Médecins après la mort
Et pourtant, une indignation nationale plus que timide, aucun débat, aucune question au Parlement. Le maire de Danané a fait le déplacement tardif. Certainement, trop occupé jusque-là, à mobiliser ses partisans pour la victoire de son candidat à la prochaine présidentielle. L’inspecteur de l’enseignement aussi. Pour faire quoi ? Prendre acte d’un désastre que tous n’ont pas su prévenir. Ils se sont déplacés juste pour faire amende honorable, avoir bonne conscience. Médecins après la mort.

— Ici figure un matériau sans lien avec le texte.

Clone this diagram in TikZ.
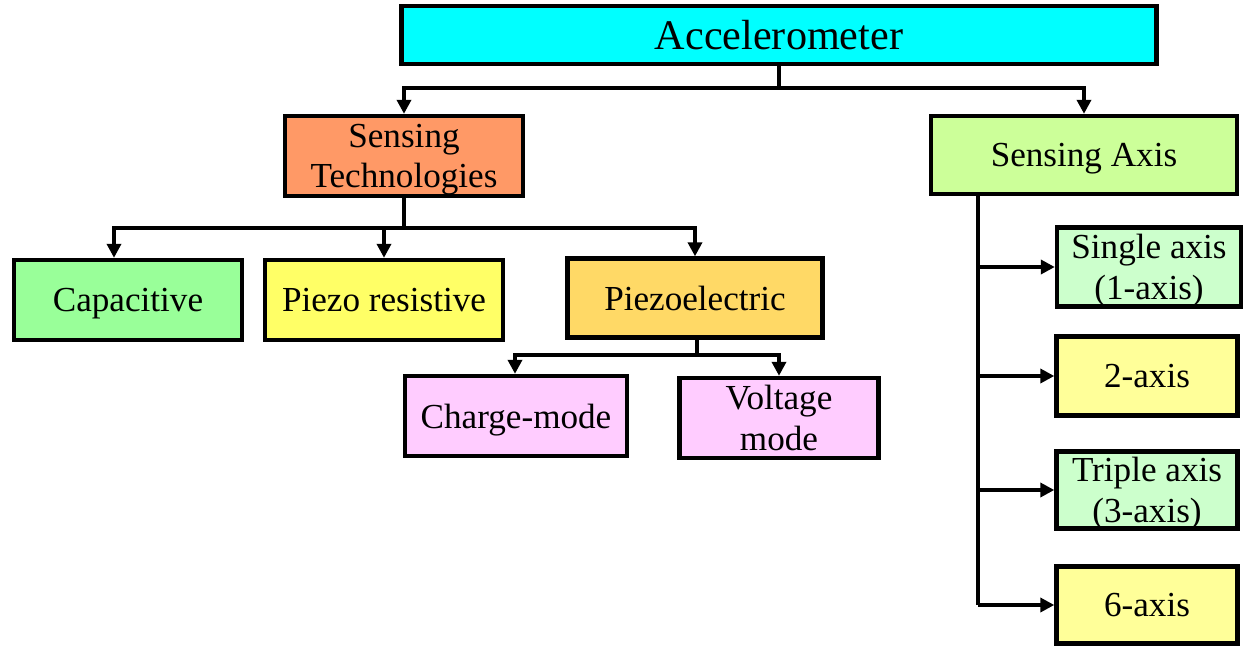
\documentclass[tikz,border=0pt]{standalone}
\usepackage{fontspec}
\setmainfont{Liberation Serif}
\usetikzlibrary{arrows.meta,positioning,calc}
\definecolor{accfill}{HTML}{00FFFF}
\definecolor{techfill}{HTML}{FF9966}
\definecolor{axisfill}{HTML}{CCFF99}
\definecolor{capfill}{HTML}{99FF99}
\definecolor{presfill}{HTML}{FFFF66}
\definecolor{pelfill}{HTML}{FFD966}
\definecolor{modefill}{HTML}{FFCCFF}
\definecolor{mintfill}{HTML}{CCFFCC}
\definecolor{paleyellow}{HTML}{FFFF99}
\tikzset{
box/.style = {draw, rectangle, line width=2.5pt, align=center, inner sep=2pt,
  text depth=0pt, font=\fontsize{20}{23}\selectfont},
tmp/.style = {coordinate},
link/.style = {line width=2.2pt}
}
\begin{document}
\begin{tikzpicture}[x=0.02cm, y=-0.02cm, >={Triangle[length=8pt,width=8pt]}]
        \useasboundingbox (0,0) rectangle (1245,646);
        % top level
        \node [box, fill=accfill, minimum width=15.1cm, minimum height=1.15cm,
          font=\fontsize{24}{28}\selectfont] (acc) at (779,35) {Accelerometer};
        \node [box, fill=techfill, minimum width=4.76cm, minimum height=1.6cm] (tech) at (404,156) {Sensing\\Technologies};
        \node [box, fill=axisfill, minimum width=6.12cm, minimum height=1.56cm] (axis) at (1084,155) {Sensing Axis};
        % technologies
        \node [box, fill=capfill, minimum width=4.56cm, minimum height=1.6cm] (cap) at (128,300) {Capacitive};
        \node [box, fill=presfill, minimum width=4.76cm, minimum height=1.6cm] (pres) at (384,300) {Piezo resistive};
        \node [box, fill=pelfill, minimum width=5.1cm, minimum height=1.58cm] (pel) at (695,298) {Piezoelectric};
        \node [box, fill=modefill, minimum width=4.44cm, minimum height=1.6cm] (charge) at (516,416) {Charge-mode};
        \node [box, fill=modefill, minimum width=3.98cm, minimum height=1.6cm] (volt) at (779,418) {Voltage\\mode};
        % axes
        \node [box, fill=mintfill, minimum width=3.68cm, minimum height=1.58cm] (single) at (1149,267) {Single axis\\(1-axis)};
        \node [box, fill=paleyellow, minimum width=3.62cm, minimum height=1.58cm] (two) at (1147,376) {2-axis};
        \node [box, fill=mintfill, minimum width=3.62cm, minimum height=1.54cm] (triple) at (1147,490) {Triple axis\\(3-axis)};
        \node [box, fill=paleyellow, minimum width=3.62cm, minimum height=1.54cm] (six) at (1147,605) {6-axis};
        % junctions
        \node [tmp] (j1) at (779,88) {};
        \node [tmp] (j2) at (404,228) {};
        \node [tmp] (j3) at (697,355) {};
        \coordinate (axtop) at ($(axis.south)+(-106,0)$);
        \coordinate (axbot) at (978,605);
        \draw [link] (acc) -- (j1);
        \draw [link, ->] (j1) -| (tech);
        \draw [link, ->] (j1) -| (axis);
        \draw [link] (tech) -- (j2);
        \draw [link, ->] (j2) -| ($(cap.north)+(-14,0)$);
        \draw [link, ->] (j2) -| (pres);
        \draw [link, ->] (j2) -| (pel);
        \draw [link] (pel.south -| j3) -- (j3);
        \draw [link, ->] (j3) -| ($(charge.north)+(-1,0)$);
        \draw [link, ->] (j3) -| (volt);
        \draw [link] (axtop) -- (axbot);
        \draw [link, ->] (axtop |- single) -- (single);
        \draw [link, ->] (axtop |- two) -- (two);
        \draw [link, ->] (axtop |- triple) -- (triple);
        \draw [link, ->] (axbot) -- (six);
        \end{tikzpicture}
\end{document}
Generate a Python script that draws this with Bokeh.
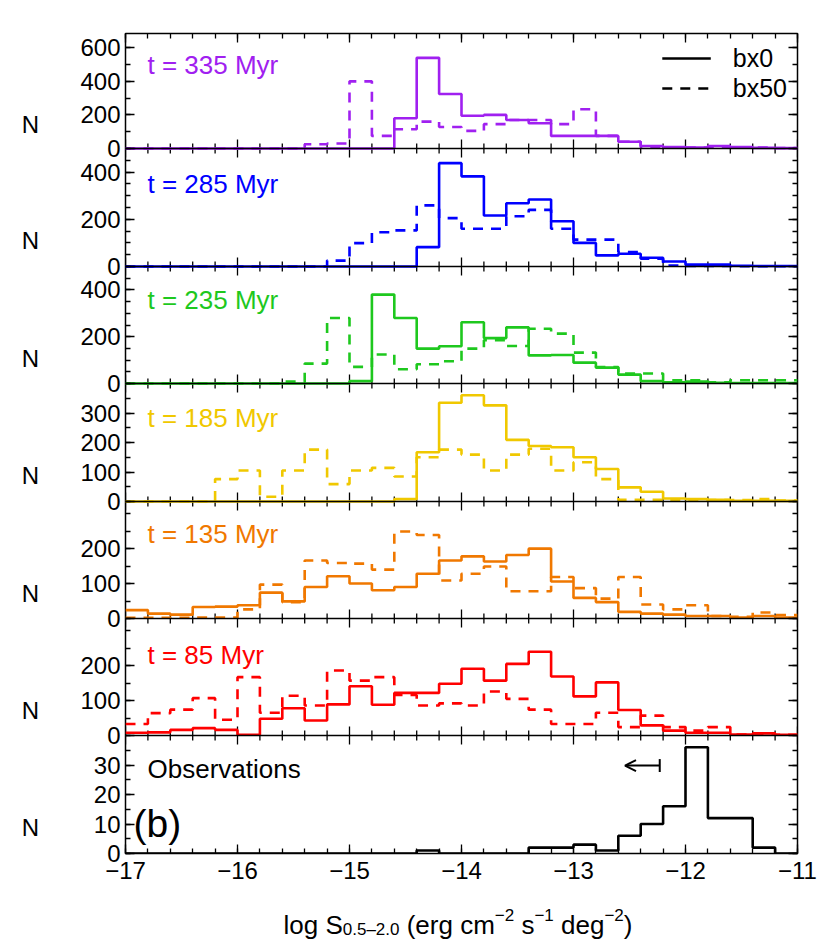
import numpy as np
from bokeh.plotting import figure
from bokeh.layouts import column, row
from bokeh.models import (Range1d, FixedTicker, LinearAxis, Label, Legend, LegendItem,
                          Arrow, OpenHead, TeeHead, CustomJSTickFormatter, Span)
from bokeh.embed import file_html
from bokeh.resources import INLINE

# ---------------- data ----------------
x_lo, x_hi, bin_width = -17.0, -11.0, 0.2
x_major = [-17, -16, -15, -14, -13, -12, -11]
x_labels = ["\u221217", "\u221216", "\u221215", "\u221214", "\u221213", "\u221212", "\u221211"]

t335_bx0 = [0,0,0,0,0,0,0,0,0,0,0,0,180,540,325,195,200,170,150,75,75,75,40,15,8,5,15,8,4,2]
t335_bx50 = [0,0,0,0,0,0,0,0,25,30,400,75,115,160,128,105,145,170,170,145,234,75,40,8,5,5,5,5,5,3]

t285_bx0 = [0,0,0,0,0,0,0,0,0,0,0,0,0,82,438,382,216,268,284,192,100,47,54,37,21,8,8,3,2,2]
t285_bx50 = [0,0,0,0,0,0,0,0,0,25,99,145,153,259,205,160,160,213,240,160,114,114,61,33,4,2,2,1,1,1]

t235_bx0 = [0,0,0,0,0,0,0,0,0,0,10,380,280,149,159,262,194,240,120,122,89,68,38,10,5,8,3,2,2,2]
t235_bx50 = [0,0,0,0,0,0,0,8,85,280,71,124,61,82,95,149,185,160,234,213,132,70,43,43,14,14,5,14,14,14]

t185_bx0 = [0,0,0,0,0,0,0,0,0,0,0,0,8,167,335,360,326,209,188,184,150,110,48,33,10,8,6,2,2,2]
t185_bx50 = [0,0,0,0,76,105,16,105,176,59,105,114,85,150,176,159,105,159,179,105,133,76,6,6,5,5,5,5,8,3]

t135_bx0 = [24,14,11,33,34,38,74,49,90,121,100,81,90,128,166,178,163,182,200,106,59,47,19,14,11,7,7,3,7,3]
t135_bx50 = [2,2,2,3,3,26,97,47,166,159,157,140,249,239,109,128,149,78,78,119,87,57,119,40,26,38,7,5,17,10]

t85_bx0 = [8,9,16,21,16,2,48,78,43,89,141,88,122,122,148,191,157,205,240,169,112,152,73,29,14,8,8,3,6,2]
t85_bx50 = [33,64,74,107,45,167,65,114,86,186,157,167,116,86,92,86,126,105,74,33,33,65,24,57,24,14,24,3,6,2]

obs_counts = [0,0,0,0,0,0,0,0,0,0,0,0,0,1,0,0,0,0,2,2,3,1,6,10,16,36,12,12,2,0]
obs_limit = -12.23
obs_limit_len = 0.31
obs_limit_y = 29.8

titles = ["t = 335 Myr", "t = 285 Myr", "t = 235 Myr", "t = 185 Myr", "t = 135 Myr", "t = 85 Myr"]
colors = ["#a020f0", "#0000ff", "#1ec81e", "#f0c800", "#f07800", "#ff0000"]
solid_series = [t335_bx0, t285_bx0, t235_bx0, t185_bx0, t135_bx0, t85_bx0]
dashed_series = [t335_bx50, t285_bx50, t235_bx50, t185_bx50, t135_bx50, t85_bx50]
y_max = [685, 500, 500, 400, 335, 335, 40]
y_major = [[0, 200, 400, 600], [0, 200, 400], [0, 200, 400], [0, 100, 200, 300],
           [0, 100, 200], [0, 100, 200], [0, 10, 20, 30]]
y_minor_step = [100, 50, 50, 50, 50, 50, 5]

# ---------------- layout constants ----------------
FONT = "Liberation Sans"
TICK_FS = "24px"
FRAME_W, FRAME_H = 672, 820
TOP_BORDER = 33
BOTTOM_BORDER = 40
LEFT_W = 60
MAIN_LEFT = 65
RIGHT_B = 25
slot_top = [820, 705, 587, 470, 352, 235, 118]
slot_bot = [705, 587, 470, 352, 235, 118, 0]
title_dy = [31, 35, 33, 34, 32, 36]
px_per_dex = FRAME_W / (x_hi - x_lo)
n_pan = len(y_max)

edges = list(np.round(x_lo + bin_width * np.arange(int(round((x_hi - x_lo) / bin_width)) + 1), 3))
x_minor = list(np.round(np.arange(x_lo, x_hi + 1e-9, bin_width), 3))


def px_x(px):
    return x_lo + px / px_per_dex


NEAREST = """
let b = 0;
for (let i = 1; i < pos.length; i++) {
  if (Math.abs(pos[i] - tick) < Math.abs(pos[b] - tick)) b = i;
}
return lab[b];
"""


def styled_axis(ticker, formatter, show, standoff=4):
    a = LinearAxis(ticker=ticker, axis_line_color=None,
                   major_tick_in=9, major_tick_out=0, minor_tick_in=5, minor_tick_out=0,
                   major_tick_line_color="black", minor_tick_line_color="black",
                   major_tick_line_width=1.3, minor_tick_line_width=1.3,
                   major_label_text_font=FONT, major_label_text_font_size=TICK_FS,
                   major_label_text_color="black", major_label_standoff=standoff)
    if show:
        a.formatter = formatter
    else:
        a.formatter = CustomJSTickFormatter(code="return '';")
        a.major_label_text_font_size = "1px"
        a.major_label_text_color = None
        a.major_label_standoff = 0
    return a


# ---------------- main figure (all seven panels share one frame) ----------------
p = figure(frame_width=FRAME_W, frame_height=FRAME_H,
           x_range=Range1d(x_lo, x_hi), y_range=Range1d(0, FRAME_H),
           x_axis_location=None, y_axis_location=None,
           output_backend="svg", toolbar_location=None,
           min_border_left=MAIN_LEFT, min_border_right=RIGHT_B,
           min_border_top=TOP_BORDER, min_border_bottom=BOTTOM_BORDER,
           outline_line_color="black", outline_line_width=1.5,
           background_fill_color="white", border_fill_color="white")
p.grid.visible = False

scales = [(slot_top[i] - slot_bot[i]) / y_max[i] for i in range(n_pan)]
p.extra_y_ranges = {f"p{i}": Range1d(-slot_bot[i] / scales[i], (FRAME_H - slot_bot[i]) / scales[i])
                    for i in range(n_pan)}

ypos, ylab, yminor = [], [], []
for i in range(n_pan):
    for v in y_major[i]:
        ypos.append(slot_bot[i] + v * scales[i])
        ylab.append(str(v))
    for v in np.arange(0, y_max[i] + 1e-9, y_minor_step[i]):
        yminor.append(slot_bot[i] + v * scales[i])
yfmt = CustomJSTickFormatter(args=dict(pos=ypos, lab=ylab), code=NEAREST)
xfmt = CustomJSTickFormatter(args=dict(pos=x_major, lab=x_labels), code=NEAREST)
yt = FixedTicker(ticks=ypos, minor_ticks=yminor)
xt = FixedTicker(ticks=x_major, minor_ticks=x_minor)

p.add_layout(styled_axis(yt, yfmt, True, 5), "left")
p.add_layout(styled_axis(yt, None, False), "right")
p.add_layout(styled_axis(xt, xfmt, True, 8), "below")
p.add_layout(styled_axis(xt, None, False), "above")

inner = slot_bot[:-1]
for b in inner:
    p.add_layout(Span(location=b, dimension="width", line_color="black", line_width=1.5))
sx0, sy0, sy1 = [], [], []
for b in inner:
    for xv in x_minor:
        ln = 9 if abs(xv - round(xv)) < 1e-6 else 5
        sx0.append(xv)
        sy0.append(b - ln)
        sy1.append(b + ln)
p.segment(x0=sx0, y0=sy0, x1=sx0, y1=sy1, line_color="black", line_width=1.3)


def histo(vals, color, dashed, rname):
    yy = list(vals) + [vals[-1]]
    kw = dict(line_color=color, line_width=2.6, y_range_name=rname)
    if dashed:
        kw["line_dash"] = "10 8"
    p.step(x=edges, y=yy, mode="after", **kw)


for i in range(n_pan - 1):
    histo(solid_series[i], colors[i], False, f"p{i}")
    histo(dashed_series[i], colors[i], True, f"p{i}")
    p.add_layout(Label(x=px_x(22), y=slot_top[i] - title_dy[i], text=titles[i],
                       text_color=colors[i], text_font=FONT, text_font_size="26px",
                       text_baseline="middle", text_align="left"))

obs_r = f"p{n_pan - 1}"
histo(obs_counts, "black", False, obs_r)
p.add_layout(Label(x=px_x(22), y=slot_top[-1] - 33, text="Observations",
                   text_color="black", text_font=FONT, text_font_size="26px",
                   text_baseline="middle"))
p.add_layout(Label(x=px_x(8), y=slot_top[-1] - 88, text="(b)",
                   text_color="black", text_font=FONT, text_font_size="39px",
                   text_baseline="middle"))
p.add_layout(Arrow(x_start=obs_limit, y_start=obs_limit_y,
                   x_end=obs_limit - obs_limit_len, y_end=obs_limit_y, y_range_name=obs_r,
                   line_width=2, line_color="black",
                   start=TeeHead(size=13, line_width=2, line_color="black"),
                   end=OpenHead(size=11, line_width=2, line_color="black")))

r1 = p.line(x=[np.nan], y=[np.nan], line_color="black", line_width=2.6)
r2 = p.line(x=[np.nan], y=[np.nan], line_color="black", line_width=2.6, line_dash="10 8")
leg = Legend(items=[LegendItem(label="bx0", renderers=[r1]),
                    LegendItem(label="bx50", renderers=[r2])],
             location="top_right", background_fill_alpha=0, border_line_color=None,
             label_text_font=FONT, label_text_font_size="25px", label_text_color="black",
             glyph_width=49, glyph_height=30, label_height=30, spacing=0,
             padding=10, margin=10, label_standoff=22)
p.add_layout(leg)

# ---------------- left strip with the "N" labels ----------------
NH = TOP_BORDER + FRAME_H
fn = figure(frame_width=LEFT_W, frame_height=NH, x_range=Range1d(0, LEFT_W), y_range=Range1d(0, NH),
            x_axis_location=None, y_axis_location=None, output_backend="svg", toolbar_location=None,
            min_border=0, outline_line_color=None, background_fill_color="white",
            border_fill_color="white")
fn.grid.visible = False
for i in range(n_pan):
    fn.add_layout(Label(x=30, y=(slot_top[i] + slot_bot[i]) / 2, text="N", text_font=FONT,
                        text_font_size="24px", text_color="black",
                        text_align="center", text_baseline="middle"))

# ---------------- bottom strip: x-axis title ----------------
BW = LEFT_W + MAIN_LEFT + FRAME_W + RIGHT_B
BH = 54
off_left = LEFT_W + MAIN_LEFT
fb = figure(frame_width=BW, frame_height=BH,
            x_range=Range1d(x_lo - off_left / px_per_dex, x_lo + (BW - off_left) / px_per_dex),
            y_range=Range1d(-BH, 0),
            x_axis_location=None, y_axis_location=None, output_backend="svg", toolbar_location=None,
            min_border=0, outline_line_color=None, background_fill_color="white",
            border_fill_color="white")
fb.grid.visible = False

space_w = 0.278
widths = {'l': .222, 'o': .556, 'g': .556, ' ': .278, 'S': .667, '0': .556, '.': .278,
          '5': .556, '\u2013': .556, '2': .556, '(': .333, 'e': .556, 'r': .333,
          'c': .5, 'm': .833, '\u2212': .584, 's': .5, '1': .556, 'd': .556, ')': .333}
main_fs, scr_fs = 26, 17
pieces = [("log S", 0, 0), ("0.5\u20132.0", -1, 0), ("(erg cm", 0, 1), ("\u22122", 1, 0),
          ("s", 0, 1), ("\u22121", 1, 0), ("deg", 0, 1), ("\u22122", 1, 0), (")", 0, 0)]
cx = 283.0 - off_left
base = 31
for txt, kind, lead in pieces:
    fs = main_fs if kind == 0 else scr_fs
    cx += lead * space_w * main_fs
    dy = {0: 0, -1: 5, 1: -10}[kind]
    fb.add_layout(Label(x=px_x(cx), y=-(base + dy), text=txt, text_font=FONT,
                        text_font_size=f"{fs}px", text_color="black",
                        text_baseline="alphabetic", text_align="left"))
    cx += sum(widths.get(ch, .556) for ch in txt) * fs

layout = column(row(fn, p, spacing=0), fb, spacing=0)
open("out.html", "w").write(file_html(layout, INLINE, title="histograms"))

Et la responsabilité de l’Etat ?
On accuse les parents de démission, les enfants de désintérêt. La fragilité de l’état de santé du maître de CM2 sert d’alibi. Mais qui interroge la responsabilité de l’État ? Les questions de fond ne sont pas la tasse de thé d’une conscience collective sans profondeur. Il est moins fatiguant de réfléchir en Côte d’Ivoire. Qui s’étonne qu’on tente de soigner l’arbre mort avec des cours de vacances, comme si on pouvait repeindre un mur effondré ? Un éclair de génie que seul sait produire notre pays doté d’un incroyable talent.
Désintérêt
À Kinneu, la République éprouve des difficultés à s’implanter. En raison de l’impraticabilité de la route ? Pas du tout ! Notre pays dispose du meilleur réseau routier en Afrique de l’Ouest, dit-on. Par désintérêt évidemment. Parce Kinneu c’est loin, en plus qu’est-ce que ça représente véritablement ? C’est le plus insoutenable dans ce désastre. Pendant que l’on célèbrera bientôt les réussites d’Abidjan et que les meilleurs élèves auront droit à des interviews, des primes, des hashtags, d’autres enfants – ceux de Kinneu – resteront enfermés dans l’oubli et le silence. Ce n’est sans doute la faute à personne. De toute façon, ça n’empêchera pas le soleil de se lever demain.
Lever du soleil différent
D’ailleurs, à Kinneu, le soleil ne se lève pas de la même façon que partout ailleurs. Il se lève pour éclairer des classes vides, des enfants perdus, une école fantôme, des damnés de la République. Ceux qu’on aurait préféré voir hors du territoire national. La honte.